Several factors are drawing PE toward fintech:

  1. Digital Transformation in Financial Services: As financial institutions digitalize, fintech companies are often at the forefront. PE firms see value in owning or scaling platforms that help banks, insurers, and asset managers modernize operations.

  2. Recurring Revenue Models: Many fintechs, especially those offering SaaS or embedded finance solutions, operate on predictable, subscription-based revenue models, appealing to PE investors who value stable cash flow.

  3. Underserved Market Segments: Fintech is often aimed at niches ignored by traditional finance. From gig economy lending platforms to SME-focused banking-as-a-service, these underserved segments provide rich growth opportunities.

Key Sectors Drawing Attention

PE firms are increasingly investing in specific fintech subsectors where innovation and margins align well:

  • Payments and Embedded Finance: These offer long-term contracts and scalability. PE sees this as a digital utility play, especially in emerging markets where mobile-first solutions dominate.

  • Insurtech: As the insurance sector lags in digitization, PE investors are funding insurtechs that use AI and automation to improve underwriting, claims, and customer experience.

  • RegTech and Compliance: Regulatory compliance is expensive and complex. Fintechs offering automated compliance and risk management solutions are prime acquisition targets for PE-backed roll-ups.

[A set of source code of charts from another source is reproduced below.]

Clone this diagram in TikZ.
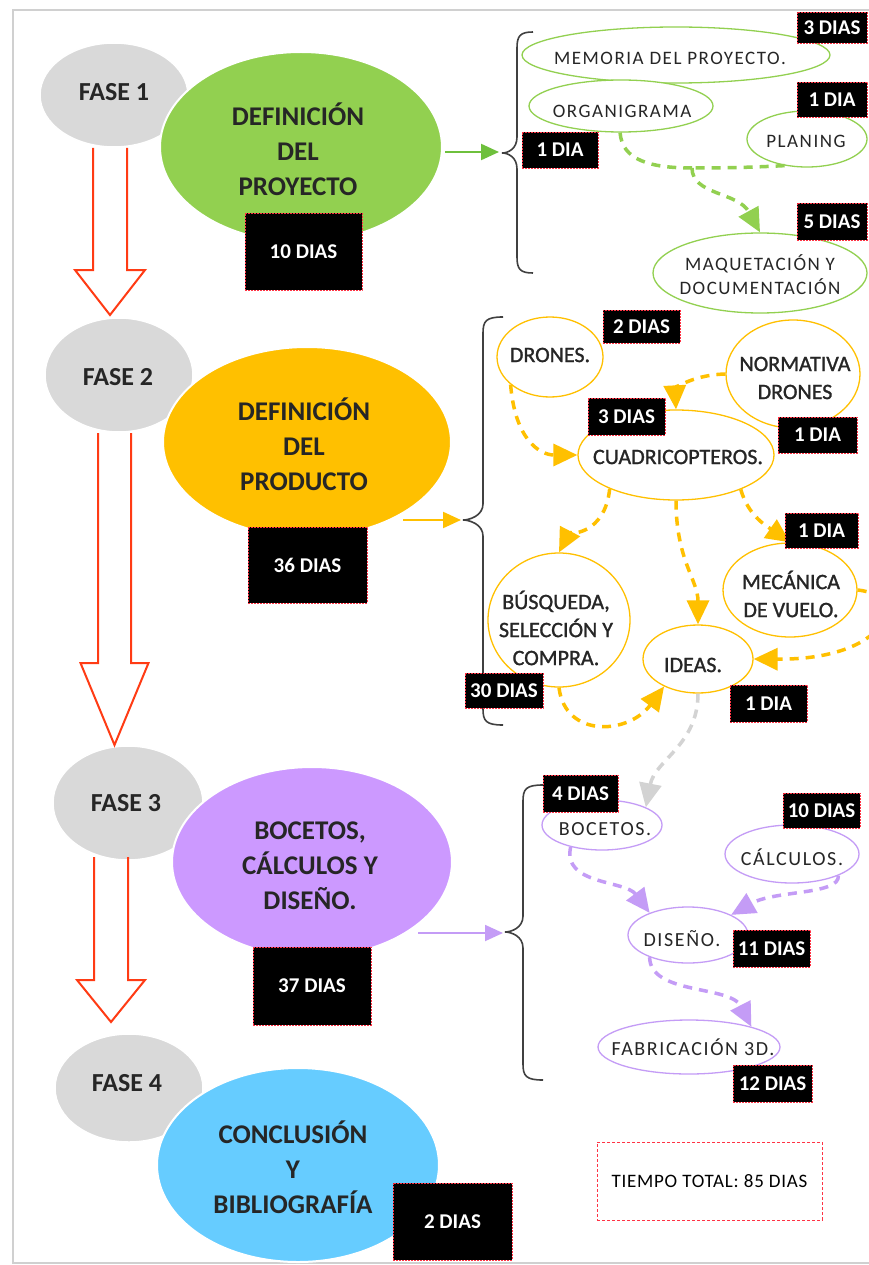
\documentclass[tikz,border=0pt]{standalone}
\usepackage{fontspec}
\setmainfont{Carlito}
\newfontfamily\spc[LetterSpace=8]{Carlito}
\newfontfamily\spcb[LetterSpace=4]{Carlito}
\newfontfamily\medf[FakeBold=1.2]{Carlito}
\usetikzlibrary{shapes.geometric,arrows.meta}

\definecolor{faseg}{HTML}{D9D9D9}
\definecolor{pgreen}{HTML}{92D050}
\definecolor{agreen}{HTML}{6EC03C}
\definecolor{pyellow}{HTML}{FFC000}
\definecolor{ppurple}{HTML}{CC99FF}
\definecolor{lpurple}{HTML}{C49CF6}
\definecolor{pblue}{HTML}{66CCFF}
\definecolor{redarrow}{HTML}{FF3B14}
\definecolor{boxred}{HTML}{FF3344}
\definecolor{framec}{HTML}{D0D0D0}
\definecolor{bracec}{HTML}{404040}
\definecolor{txt}{HTML}{262626}
\definecolor{graydash}{HTML}{D3D3D3}

\tikzset{
  fase/.style={ellipse, fill=faseg, draw=white, line width=1.5pt, inner sep=0pt},
  fase txt/.style={font=\fontsize{26}{30}\selectfont\bfseries, text=txt, inner sep=0pt},
  bigbase/.style={ellipse, draw=white, line width=2pt, inner sep=0pt},
  bigG/.style={bigbase, fill=pgreen},
  bigY/.style={bigbase, fill=pyellow},
  bigP/.style={bigbase, fill=ppurple},
  bigB/.style={bigbase, fill=pblue},
  bigtxt/.style={align=center, font=\fontsize{27}{35}\selectfont\bfseries, text=txt, inner sep=0pt},
  bigG txt/.style={bigtxt}, bigY txt/.style={bigtxt}, bigP txt/.style={bigtxt}, bigB txt/.style={bigtxt},
  s1/.style={ellipse, draw=pgreen, fill=white, line width=1.3pt, inner sep=0pt},
  s1 txt/.style={align=center, font=\spc\fontsize{19}{24}\selectfont, text=txt, inner sep=0pt},
  s2/.style={ellipse, draw=pyellow, fill=white, line width=1.3pt, inner sep=0pt},
  s2 txt/.style={align=center, font=\medf\fontsize{22}{28}\selectfont, text=txt, inner sep=0pt},
  s3/.style={ellipse, draw=lpurple, fill=white, line width=1.3pt, inner sep=0pt},
  s3 txt/.style={align=center, font=\spc\fontsize{20}{24}\selectfont, text=txt, inner sep=0pt},
  daybox/.style={fill=black, draw=boxred, dash pattern=on 2pt off 1pt, line width=0.9pt,
    text=white, font=\fontsize{21}{22}\selectfont\bfseries, inner sep=0pt},
  redarr/.style={draw=redarrow, line width=2pt, line join=miter},
  brc/.style={draw=bracec, line width=1.6pt},
  mainarr/.style={line width=2.2pt, -{Triangle[length=18pt,width=16pt]}},
  dsh/.style={line width=3.5pt, dash pattern=on 9pt off 7pt, -{Triangle[length=24pt,width=22pt]}},
  gdash/.style={dsh, draw=pgreen},
  gline/.style={line width=3.5pt, dash pattern=on 9pt off 7pt, draw=pgreen},
  ydash/.style={dsh, draw=pyellow},
  pdash/.style={dsh, draw=lpurple},
  grdash/.style={dsh, draw=graydash},
}

% name, style, cx, cy, rx, ry, tx, ty, text
\newcommand\elnode[9]{%
  \node[#2, minimum width={2*(#5)}, minimum height={2*(#6)}] (#1) at (#3,#4) {};
  \node[#2 txt] (#1-t) at (#7,#8) {#9};}
% name, x1, y1, x2, y2, text
\newcommand\daybx[6]{%
  \node[daybox, minimum width={(#4)-(#2)}, minimum height={(#5)-(#3)}] (#1)
    at ({((#2)+(#4))/2},{((#3)+(#5))/2}) {#6};}
% cx, shaft half, top, head y, head half, tip
\newcommand\hollowarr[6]{%
  \draw[redarr] ({#1-#2},#3) -- ({#1-#2},#4) -- ({#1-#5},#4) -- (#1,#6)
    -- ({#1+#5},#4) -- ({#1+#2},#4) -- ({#1+#2},#3);}
% end x, body x, tip x, top, tip y, bottom
\newcommand\bracepath[6]{%
  \draw[brc] (#1,#4) .. controls ({#2+3},#4) and (#2,{#4+4}) .. (#2,{#4+16})
    -- (#2,{#5-16}) .. controls (#2,{#5-4}) and ({#3+6},#5) .. (#3,#5)
    .. controls ({#3+6},#5) and (#2,{#5+4}) .. (#2,{#5+16})
    -- (#2,{#6-16}) .. controls (#2,{#6-4}) and ({#2+3},#6) .. (#1,#6);}

\begin{document}
\begin{tikzpicture}[x=1pt, y=-1pt]
\useasboundingbox (0,0) rectangle (869,1265);
\fill[white] (0,0) rectangle (869,1265);
\draw[framec, line width=1.3pt] (880,10) -- (13,10) -- (13,1263) -- (880,1263);

% ---------------- left column ----------------
\elnode{fase1}{fase}{114}{95}{74}{52}{114}{92}{FASE 1}
\elnode{def1}{bigG}{301}{147}{141}{95}{298}{149}{DEFINICIÓN\\DEL\\PROYECTO}
\elnode{fase2}{fase}{119}{375}{74}{57}{118}{377}{FASE 2}
\elnode{def2}{bigY}{307}{442}{144}{95}{304}{444}{DEFINICIÓN\\DEL\\PRODUCTO}
\elnode{fase3}{fase}{128}{803}{75}{57}{126}{803}{FASE 3}
\elnode{def3}{bigP}{312}{862}{140}{95}{310}{866}{BOCETOS,\\CÁLCULOS Y\\DISEÑO.}
\elnode{fase4}{fase}{129}{1088}{74}{54}{127}{1083}{FASE 4}
\elnode{def4}{bigB}{298}{1165}{141}{97}{293}{1167}{CONCLUSIÓN\\Y\\BIBLIOGRAFÍA}

\hollowarr{110}{17}{148}{270}{35}{315}
\hollowarr{114.5}{16.5}{433}{663}{34}{745}
\hollowarr{111}{17}{857}{980}{34}{1022}

\daybx{d10}{245}{213}{362}{290}{10 DIAS}
\daybx{d36}{248}{527}{367}{603}{36 DIAS}
\daybx{d37}{253}{947}{371}{1025}{37 DIAS}
\daybx{d2}{393}{1183}{512}{1260}{2 DIAS}

% ---------------- braces and main arrows ----------------
\bracepath{533}{517}{502}{32}{153}{273}
\bracepath{503}{483}{463}{317}{520}{725}
\bracepath{543}{523}{505}{785}{932}{1080}
\coordinate (a1) at (445,152); \coordinate (b1) at (499,152);
\coordinate (a2) at (403,520); \coordinate (b2) at (461,520);
\coordinate (a3) at (418,933); \coordinate (b3) at (503,933);
\draw[mainarr, draw=agreen] (a1) -- (b1);
\draw[mainarr, draw=pyellow] (a2) -- (b2);
\draw[mainarr, draw=lpurple, line width=1.8pt] (a3) -- (b3);

% ---------------- phase 1 details ----------------
\elnode{mem}{s1}{676}{55}{154}{28}{670}{58}{MEMORIA DEL PROYECTO.}
\elnode{org}{s1}{621}{106}{92}{26}{622}{111}{ORGANIGRAMA}
\elnode{plan}{s1}{807}{139}{60}{28}{806}{141}{PLANING}
\elnode{maq}{s1}{760}{273}{107}{40}{760}{275}{MAQUETACIÓN Y\\DOCUMENTACIÓN}
\coordinate (j1) at (692,168);
\draw[gline] (org.268) .. controls (622,160) and (650,168) .. (j1);
\draw[gline] (plan.230) .. controls (740,168) and (712,168) .. (j1);
\draw[gdash] (j1) .. controls (692,195) and (738,192) .. (maq.north);

\daybx{d3a}{797}{12}{867}{43}{3 DIAS}
\daybx{d1a}{797}{82}{867}{117}{1 DIA}
\daybx{d1b}{522}{132}{598}{168}{1 DIA}
\daybx{d5}{797}{203}{867}{240}{5 DIAS}

% ---------------- phase 2 details ----------------
\elnode{dron}{s2}{550}{357}{53}{40}{550}{355}{DRONES.}
\elnode{norm}{s2}{793}{374}{67}{54}{795}{378}{NORMATIVA\\DRONES}
\elnode{cuad}{s2}{676}{455}{98}{45}{678}{457}{CUADRICOPTEROS.}
\elnode{busq}{s2}{559}{620}{71}{67}{556}{628}{BÚSQUEDA,\\SELECCIÓN Y\\COMPRA.}
\elnode{ideas}{s2}{698}{659}{55}{34}{693}{665}{IDEAS.}
\elnode{mec}{s2}{790}{590}{67}{47}{791}{594}{MECÁNICA\\DE VUELO.}

\draw[ydash] (dron.215) .. controls (515,440) and (540,455) .. (cuad.west);
\draw[ydash] (norm.west) .. controls (690,375) and (675,390) .. (cuad.north);
\draw[ydash] (cuad.207) .. controls (605,535) and (568,535) .. (busq.north);
\draw[ydash] (cuad.south) .. controls (676,560) and (698,580) .. (ideas.north);
\draw[ydash] (cuad.-28) .. controls (748,515) and (765,525) .. (mec.north);
\draw[ydash] (mec.east) .. controls (910,595) and (890,660) .. (ideas.east);
\draw[ydash] (busq.south) .. controls (565,738) and (628,735) .. (ideas.219);

\daybx{d2b}{603}{310}{680}{343}{2 DIAS}
\daybx{d1c}{778}{417}{857}{453}{1 DIA}
\daybx{d3b}{588}{398}{665}{435}{3 DIAS}
\daybx{d1d}{785}{513}{858}{548}{1 DIA}
\daybx{d30}{465}{673}{543}{708}{30 DIAS}
\daybx{d1e}{730}{685}{807}{722}{1 DIA}

% ---------------- phase 3 details ----------------
\elnode{boc}{s3}{602}{825}{60}{25}{605}{829}{BOCETOS.}
\elnode{calc}{s3}{792}{854}{67}{29}{792}{857}{CÁLCULOS.}
\elnode{dis}{s3}{688}{935}{60}{28}{682}{939}{DISEÑO.}
\elnode{fab}{s3}{689}{1047}{91}{27}{693}{1047}{FABRICACIÓN 3D.}

\draw[grdash] (ideas.south) .. controls (698,745) and (655,760) .. (boc.22);
\draw[pdash] (boc.215) .. controls (562,885) and (625,880) .. (dis.150);
\draw[pdash] (calc.-25) .. controls (840,895) and (775,890) .. (dis.25);
\draw[pdash] (dis.210) .. controls (650,995) and (730,985) .. (fab.18);

\daybx{d4}{543}{775}{618}{812}{4 DIAS}
\daybx{d10b}{783}{793}{860}{828}{10 DIAS}
\daybx{d11}{733}{930}{810}{967}{11 DIAS}
\daybx{d12}{733}{1065}{812}{1102}{12 DIAS}

% ---------------- total ----------------
\node[draw=boxred, dash pattern=on 3pt off 2pt, line width=1pt, minimum width=225, minimum height=78,
      font=\spcb\fontsize{19}{22}\selectfont, text=black, inner sep=0pt] (total) at (709.5,1181) {TIEMPO TOTAL: 85 DIAS};
\end{tikzpicture}
\end{document}
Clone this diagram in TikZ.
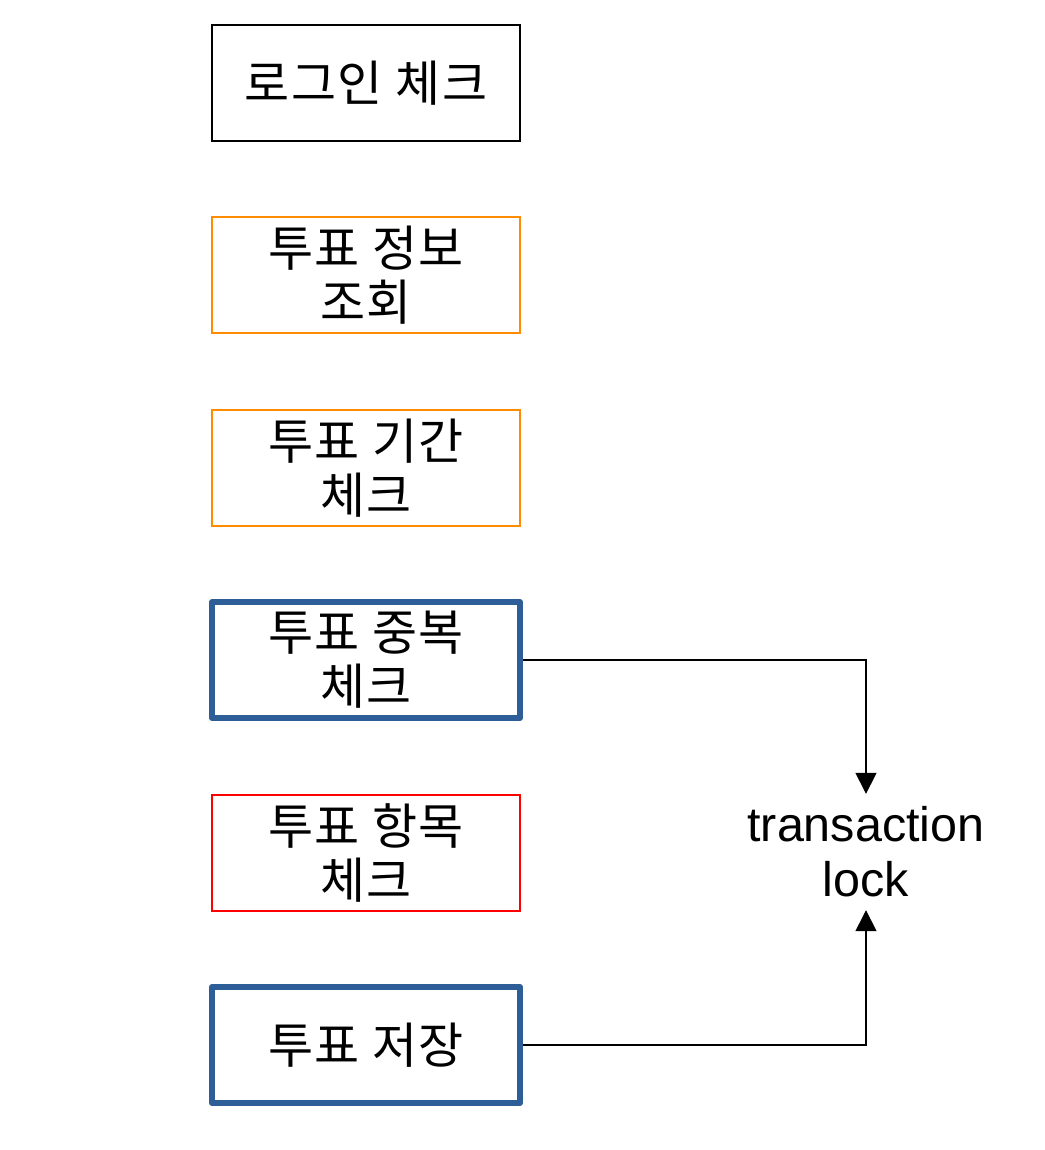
\documentclass[tikz,border=0pt]{standalone}
\usepackage{fontspec}
\setmainfont{Liberation Sans}
\newfontfamily\kr[LetterSpace=3]{Noto Sans CJK KR}
\usetikzlibrary{arrows.meta}
\definecolor{boxblue}{RGB}{46,94,152}
\definecolor{boxorange}{RGB}{255,140,0}
\begin{document}
\begin{tikzpicture}[x=1pt,y=-1pt,
  stepbox/.style={draw, line width=1.5pt, minimum width=308pt, minimum height=116pt,
    inner sep=0pt, align=center, font=\kr\fontsize{49}{54}\selectfont},
  thickbox/.style={stepbox, draw=boxblue, line width=6pt, line join=round},
  conn/.style={line width=1.5pt, -{Triangle[length=21pt,width=21pt]}}]
\useasboundingbox (0,0) rectangle (1044,1150);
\node[stepbox] (login) at (366,83) {로그인 체크};
\node[stepbox, draw=boxorange] (info) at (366,275) {투표 정보\\조회};
\node[stepbox, draw=boxorange] (period) at (366,468) {투표 기간\\체크};
\node[thickbox] (dup) at (366,660) {투표 중복\\체크};
\node[stepbox, draw=red] (item) at (366,853) {투표 항목\\체크};
\node[thickbox] (save) at (366,1045) {투표 저장};
\node[align=center, inner sep=0pt, minimum height=116pt, font=\fontsize{48.5}{55}\selectfont] (lock) at (866,852) {transaction\\lock};
\draw[conn] (dup.east) -| (lock.north);
\draw[conn] (save.east) -| (lock.south);
\end{tikzpicture}
\end{document}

  • Lending Platforms: From BNPL to SME loan marketplaces, lending is being reimagined. PE’s appetite grows for platforms with strong underwriting technology and data-driven risk models.

How Fintechs Benefit from PE Involvement

While fintechs often start with VC funding, PE involvement introduces new benefits at later stages:

  • Operational Efficiency: PE investors bring strong expertise in cost control, governance, and process optimization, critical for scaling fintechs efficiently.

  • Buy-and-Build Strategies: Through roll-ups, PE can help fintechs expand into new geographies or adjacent services by acquiring and integrating smaller firms.

  • Access to Distribution Channels: PE firms often have broad business networks and can facilitate partnerships with banks, corporations, or government bodies to accelerate fintech growth.

  • Longer Investment Horizon: Unlike VCs that seek early exits, PE firms are often comfortable holding assets longer, which aligns better with fintechs that need time to mature and monetize.

Challenges at the Intersection

Despite the synergy, there are challenges fintech founders and PE investors must navigate:

  • Cultural Clash: PE firms typically bring rigorous financial discipline, while fintech founders may prioritize innovation and rapid iteration. Aligning goals is critical.

  • Regulatory Complexity: As fintech companies scale, they often move into highly regulated territories. PE firms must be ready to support compliance frameworks globally.

  • Overvaluation Risks: Some fintech sectors, especially during boom periods, can be overvalued. PE investors must conduct due diligence to avoid buying into hype cycles.

Future Outlook: What to Expect in 2025 and Beyond

The trend of private equity funding fintech is set to continue accelerating. As fintech matures, it’s no longer a fringe innovation sector but a core part of the financial ecosystem. PE firms increasingly view fintech as infrastructure, essential to how modern finance operates.

Moreover, we can expect to see more fintech-focused PE funds emerging, more cross-border M&A activity, and deeper integration between fintech solutions and traditional finance portfolios. Additionally, the rise of ESG-aligned fintechs (e.g., sustainable finance tools, climate risk models) offers PE investors a new path to drive both impact and returns.

Final thought

The growing intersection of fintech and private equity represents a powerful confluence of innovation and capital. While fintech brings agility, customer-centricity, and cutting-edge technology, private equity provides the structure, strategy, and scale needed to turn promising startups into dominant players. Together, they are not only driving financial returns but also redefining how modern financial services are built and delivered.